All of us are ultimately seekers of beauty. We want to dress up a beautiful day by calling it “epic”, using words like “ripping” or “firing”, but really we are describing (or attempting to convey) the perfect aesthetic experience. The windsurf trip is an adventure novel and a romance with the sea.
What I love so much about this group of riders is that none of us have claimed the role of main character. That spot is reserved for Kurukuru Mailani, “Thunder from the Heavens”, aka, Cloudbreak. This beautiful wave that expressed so many of her moods to us, who took us on such a journey.
It’s as if each windsurfer here has read the novel: “Cloudbreak” in a zealous haste and is now discussing the story. Parts when the waves were big and terrifying, epic tales of when gear was cracked and rent asunder. Lovely moments of bliss in heavenly tubes of glassy texture, the tones of beautiful sunsets providing romantic backdrops for surfers and windsurfers alike.

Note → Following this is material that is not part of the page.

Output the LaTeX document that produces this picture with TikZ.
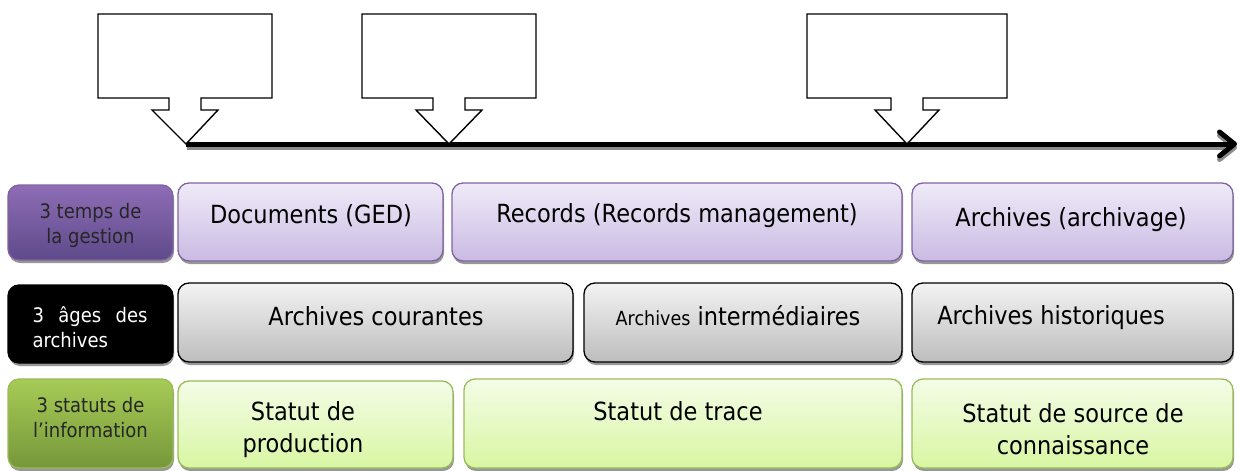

Fiji was the setting for my favorite kind of story. Looking around and comparing to Hawaii, parts of Fiji look about the same as home. The air has the same feeling, made dense by salt-rich moisture, warmed by an abundance of equatorial daylight, a prime medium for filling a billowing sail and applying a push reminiscent of a gentle maternal hand. And the water has the same feeling, violence and beauty married in perfect balance. The violence proportionate to the beauty of the experience.

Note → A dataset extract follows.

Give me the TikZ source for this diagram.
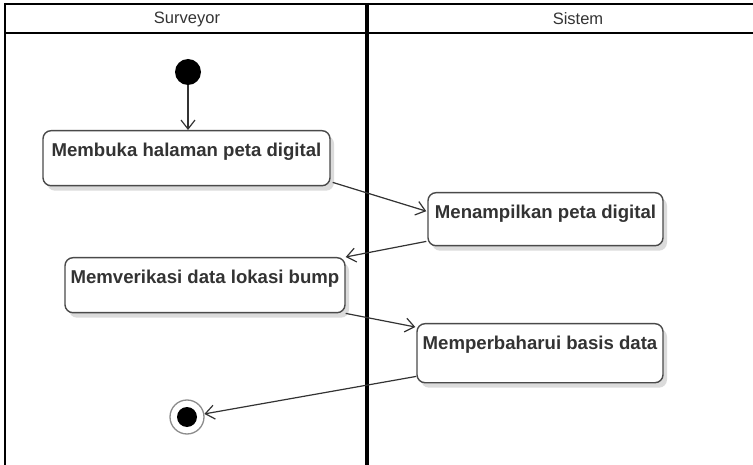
\documentclass[tikz,border=0pt]{standalone}
\usepackage{fontspec}
\setmainfont{Liberation Sans}
\usetikzlibrary{arrows.meta,shadows,calc}
\definecolor{ink}{HTML}{333333}
\definecolor{edgegray}{HTML}{4A4A4A}
\tikzset{
  lane/.style={draw=black, line width=2.4pt},
  divider/.style={draw=black, line width=3.2pt},
  lanetitle/.style={font=\fontsize{16.5}{19}\selectfont, text=ink, inner sep=0pt},
  action/.style={draw=edgegray, line width=1.4pt, rounded corners=8pt, fill=white,
    inner sep=0pt, align=center, text=ink,
    font=\fontsize{18.6}{21}\bfseries\selectfont, text height=26pt,
    drop shadow={shadow xshift=4pt, shadow yshift=-5pt, fill=black!14, opacity=1}},
  flow/.style={draw=ink, line width=1.2pt, -{Straight Barb[length=9pt,width=14pt,line width=1.2pt]}},
  startnode/.style={circle, fill=black, minimum size=26pt, inner sep=0pt},
  endring/.style={circle, draw=black!45, line width=1.3pt, fill=white, minimum size=34pt, inner sep=0pt},
  enddot/.style={circle, fill=black, minimum size=20pt, inner sep=0pt},
}
\begin{document}
\begin{tikzpicture}[x=1pt,y=-1pt]
  \path[use as bounding box] (0,0) rectangle (753,465);
  \clip (0,0) rectangle (753,465);

  % swimlane frame
  \draw[lane] (5,4) -- (760,4);
  \draw[lane] (5,33) -- (760,33);
  \draw[lane] (5,3) -- (5,470);
  \draw[divider] (367,3) -- (367,470);
  \node[lanetitle] (tsurv) at (187,19) {Surveyor};
  \node[lanetitle] (tsist) at (578,19) {Sistem};

  % initial and final states
  \node[startnode] (start) at (188,72) {};
  \node[endring] (finish) at (187,417) {};
  \node[enddot] (finishdot) at (187,417) {};

  % actions
  \node[action, minimum width=287pt, text depth=29pt] (open) at (186.5,130) [anchor=north] {Membuka halaman peta digital};
  \node[action, minimum width=235pt, text depth=27pt] (show) at (545.5,192) [anchor=north] {Menampilkan peta digital};
  \node[action, minimum width=280pt, text depth=29pt] (verify) at (205,257) [anchor=north] {Memverikasi data lokasi bump};
  \node[action, minimum width=246pt, text depth=33pt] (update) at (540,323) [anchor=north] {Memperbaharui basis data};

  % control flow
  \draw[flow] (start) -- (start |- open.north);
  \draw[flow] ($(open.south east)+(2,-4)$) -- ($(show.west)+(-1,-8)$);
  \draw[flow] ($(show.south west)+(-1,-5)$) -- ($(verify.north east)+(0,0)$);
  \draw[flow] ($(verify.south east)+(0,0)$) -- ($(update.north west)+(-1,4)$);
  \draw[flow] ($(update.south west)+(0,-7)$) -- (finish);
\end{tikzpicture}
\end{document}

The Finals are over, results are in and the competition draws to a close. Those of us who haven’t already packed up and jetted off to the next windy destination sit together reveling in a week of collective experience. 10 men and 4 women competitors supported by a half-dozen IWT team members and the Fiji Surf Co crew. Individuals privileged with a week’s duration of six hour days in the Cloudbreak lineup. Some 882 cumulative hours of experience and only the limited English language to describe it, (although Italian, Spanish, French, Greek, German, Austrian, Fijian and Hindi are also spoken here.)

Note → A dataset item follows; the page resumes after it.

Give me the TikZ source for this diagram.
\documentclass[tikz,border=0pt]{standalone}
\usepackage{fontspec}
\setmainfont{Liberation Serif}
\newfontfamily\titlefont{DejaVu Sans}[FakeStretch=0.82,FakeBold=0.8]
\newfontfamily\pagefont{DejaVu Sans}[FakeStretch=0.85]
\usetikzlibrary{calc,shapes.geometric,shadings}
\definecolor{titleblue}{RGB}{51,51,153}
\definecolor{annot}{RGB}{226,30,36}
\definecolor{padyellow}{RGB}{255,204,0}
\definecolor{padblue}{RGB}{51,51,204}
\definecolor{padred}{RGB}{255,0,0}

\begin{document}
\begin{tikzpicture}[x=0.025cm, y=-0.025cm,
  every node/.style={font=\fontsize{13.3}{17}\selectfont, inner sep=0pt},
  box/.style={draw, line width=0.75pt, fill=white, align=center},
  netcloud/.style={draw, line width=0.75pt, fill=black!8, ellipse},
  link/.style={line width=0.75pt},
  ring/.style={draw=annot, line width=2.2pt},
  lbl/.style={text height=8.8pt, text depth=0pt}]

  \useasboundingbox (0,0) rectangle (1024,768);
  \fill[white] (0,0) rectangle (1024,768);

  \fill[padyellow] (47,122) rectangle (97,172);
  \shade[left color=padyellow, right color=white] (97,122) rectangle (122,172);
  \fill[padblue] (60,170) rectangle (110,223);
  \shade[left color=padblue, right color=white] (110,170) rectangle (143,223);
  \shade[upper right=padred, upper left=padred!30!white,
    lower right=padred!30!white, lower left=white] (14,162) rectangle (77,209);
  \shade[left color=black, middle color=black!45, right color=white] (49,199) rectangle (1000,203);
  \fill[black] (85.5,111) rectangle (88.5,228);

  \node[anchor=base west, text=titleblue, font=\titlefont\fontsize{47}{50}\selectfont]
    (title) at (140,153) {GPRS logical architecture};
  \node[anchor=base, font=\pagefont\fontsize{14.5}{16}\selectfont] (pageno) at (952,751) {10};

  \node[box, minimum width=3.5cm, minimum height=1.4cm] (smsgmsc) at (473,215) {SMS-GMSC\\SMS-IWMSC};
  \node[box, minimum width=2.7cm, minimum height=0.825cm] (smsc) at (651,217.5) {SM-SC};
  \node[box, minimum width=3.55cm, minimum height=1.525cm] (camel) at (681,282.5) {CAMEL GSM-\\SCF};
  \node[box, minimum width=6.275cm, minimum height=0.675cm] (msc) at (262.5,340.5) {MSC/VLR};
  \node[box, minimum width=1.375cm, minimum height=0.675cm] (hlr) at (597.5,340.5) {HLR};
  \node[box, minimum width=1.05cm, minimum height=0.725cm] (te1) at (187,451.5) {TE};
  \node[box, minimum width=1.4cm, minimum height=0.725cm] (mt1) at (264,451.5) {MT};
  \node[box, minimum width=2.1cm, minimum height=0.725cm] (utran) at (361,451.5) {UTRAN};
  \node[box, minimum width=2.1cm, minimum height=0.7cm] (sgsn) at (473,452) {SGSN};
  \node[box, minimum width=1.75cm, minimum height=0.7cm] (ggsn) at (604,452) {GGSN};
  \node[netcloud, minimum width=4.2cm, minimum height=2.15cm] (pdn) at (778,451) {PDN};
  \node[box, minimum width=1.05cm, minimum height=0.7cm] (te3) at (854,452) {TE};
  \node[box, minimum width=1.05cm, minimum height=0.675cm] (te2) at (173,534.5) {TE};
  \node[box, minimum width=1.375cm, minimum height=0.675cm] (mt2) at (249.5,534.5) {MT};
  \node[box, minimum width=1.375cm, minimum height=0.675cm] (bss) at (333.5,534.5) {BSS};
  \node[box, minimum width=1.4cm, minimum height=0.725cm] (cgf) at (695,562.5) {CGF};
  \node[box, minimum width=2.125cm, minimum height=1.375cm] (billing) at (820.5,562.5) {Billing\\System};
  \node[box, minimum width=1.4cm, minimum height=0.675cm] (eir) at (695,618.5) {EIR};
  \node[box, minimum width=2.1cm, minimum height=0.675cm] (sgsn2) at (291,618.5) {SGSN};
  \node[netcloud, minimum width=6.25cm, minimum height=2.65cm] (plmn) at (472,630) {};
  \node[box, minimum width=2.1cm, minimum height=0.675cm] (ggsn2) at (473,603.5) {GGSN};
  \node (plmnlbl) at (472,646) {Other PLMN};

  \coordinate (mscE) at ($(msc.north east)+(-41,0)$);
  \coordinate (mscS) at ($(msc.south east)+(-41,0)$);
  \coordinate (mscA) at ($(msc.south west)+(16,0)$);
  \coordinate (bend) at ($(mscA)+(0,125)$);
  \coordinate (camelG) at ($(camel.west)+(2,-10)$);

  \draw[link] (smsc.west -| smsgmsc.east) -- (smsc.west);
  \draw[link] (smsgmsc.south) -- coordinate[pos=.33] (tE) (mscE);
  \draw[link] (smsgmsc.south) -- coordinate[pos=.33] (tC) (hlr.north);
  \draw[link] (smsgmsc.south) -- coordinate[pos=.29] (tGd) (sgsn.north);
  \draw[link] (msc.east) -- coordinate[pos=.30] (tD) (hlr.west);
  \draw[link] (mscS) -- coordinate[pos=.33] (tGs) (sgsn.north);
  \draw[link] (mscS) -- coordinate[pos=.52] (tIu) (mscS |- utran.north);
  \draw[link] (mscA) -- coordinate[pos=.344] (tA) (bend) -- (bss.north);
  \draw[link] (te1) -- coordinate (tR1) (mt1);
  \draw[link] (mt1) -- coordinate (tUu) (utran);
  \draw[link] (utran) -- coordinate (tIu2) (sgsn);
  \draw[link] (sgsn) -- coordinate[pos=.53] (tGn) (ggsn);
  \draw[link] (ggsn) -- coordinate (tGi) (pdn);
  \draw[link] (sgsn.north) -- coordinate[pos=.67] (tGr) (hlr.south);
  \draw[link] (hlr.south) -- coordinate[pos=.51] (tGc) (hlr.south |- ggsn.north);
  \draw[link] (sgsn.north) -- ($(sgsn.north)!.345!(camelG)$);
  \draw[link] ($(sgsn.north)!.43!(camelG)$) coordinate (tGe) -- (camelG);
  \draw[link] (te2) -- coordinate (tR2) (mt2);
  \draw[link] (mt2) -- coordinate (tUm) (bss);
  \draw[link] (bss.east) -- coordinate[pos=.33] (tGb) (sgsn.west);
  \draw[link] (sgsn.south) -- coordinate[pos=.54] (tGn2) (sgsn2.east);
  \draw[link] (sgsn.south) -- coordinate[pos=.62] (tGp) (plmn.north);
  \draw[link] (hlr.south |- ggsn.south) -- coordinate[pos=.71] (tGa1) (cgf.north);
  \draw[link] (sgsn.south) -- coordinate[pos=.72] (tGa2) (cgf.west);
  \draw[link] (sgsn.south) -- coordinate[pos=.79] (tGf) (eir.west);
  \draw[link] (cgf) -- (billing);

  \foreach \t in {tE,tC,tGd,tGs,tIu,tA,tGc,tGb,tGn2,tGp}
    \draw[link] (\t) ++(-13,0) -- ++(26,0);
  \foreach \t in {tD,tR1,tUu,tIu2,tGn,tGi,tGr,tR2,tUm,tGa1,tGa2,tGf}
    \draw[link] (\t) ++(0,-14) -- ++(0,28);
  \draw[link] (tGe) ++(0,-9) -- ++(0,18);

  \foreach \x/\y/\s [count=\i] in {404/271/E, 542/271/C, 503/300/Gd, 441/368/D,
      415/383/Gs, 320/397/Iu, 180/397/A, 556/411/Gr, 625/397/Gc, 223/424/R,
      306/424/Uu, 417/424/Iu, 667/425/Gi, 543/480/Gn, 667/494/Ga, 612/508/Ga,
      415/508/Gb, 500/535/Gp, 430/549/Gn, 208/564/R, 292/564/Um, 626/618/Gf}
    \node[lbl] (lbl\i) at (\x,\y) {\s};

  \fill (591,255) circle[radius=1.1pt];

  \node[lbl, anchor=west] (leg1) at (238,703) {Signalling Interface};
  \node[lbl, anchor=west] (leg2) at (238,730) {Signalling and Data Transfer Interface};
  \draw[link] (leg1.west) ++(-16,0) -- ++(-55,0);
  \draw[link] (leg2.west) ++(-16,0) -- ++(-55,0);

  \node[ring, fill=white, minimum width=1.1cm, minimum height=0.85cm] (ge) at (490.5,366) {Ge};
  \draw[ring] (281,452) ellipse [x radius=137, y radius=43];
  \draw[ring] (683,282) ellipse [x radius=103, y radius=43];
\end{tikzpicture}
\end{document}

Regardless of the dialect, words cannot do justice to that volume, that weight, that profundity of experience.
The person closest to center stage has to be Camille Juban. A stylish surfer and windsurfer, who managed to be in tune with the sets of the day throughout the trip. His relationship with Kurukuru Mailani runs deeper than the rest of us, they have history and it shows. Camille was our unofficial guide to this wave from the very first windsurf sessions, we all instinctively fell in behind him to watch how he was flowing with the wave. It was his prior trip to Fiji and his windsurfing exploits at Cloud break that captured our imaginations and led us to this place, this event. He recreated that magic for us everyday, and though it made for a daunting challenge competitively (and was just a bit annoying in terms of how easy he made this wave look). All competitors could agree that it was a privilege to watch Camille.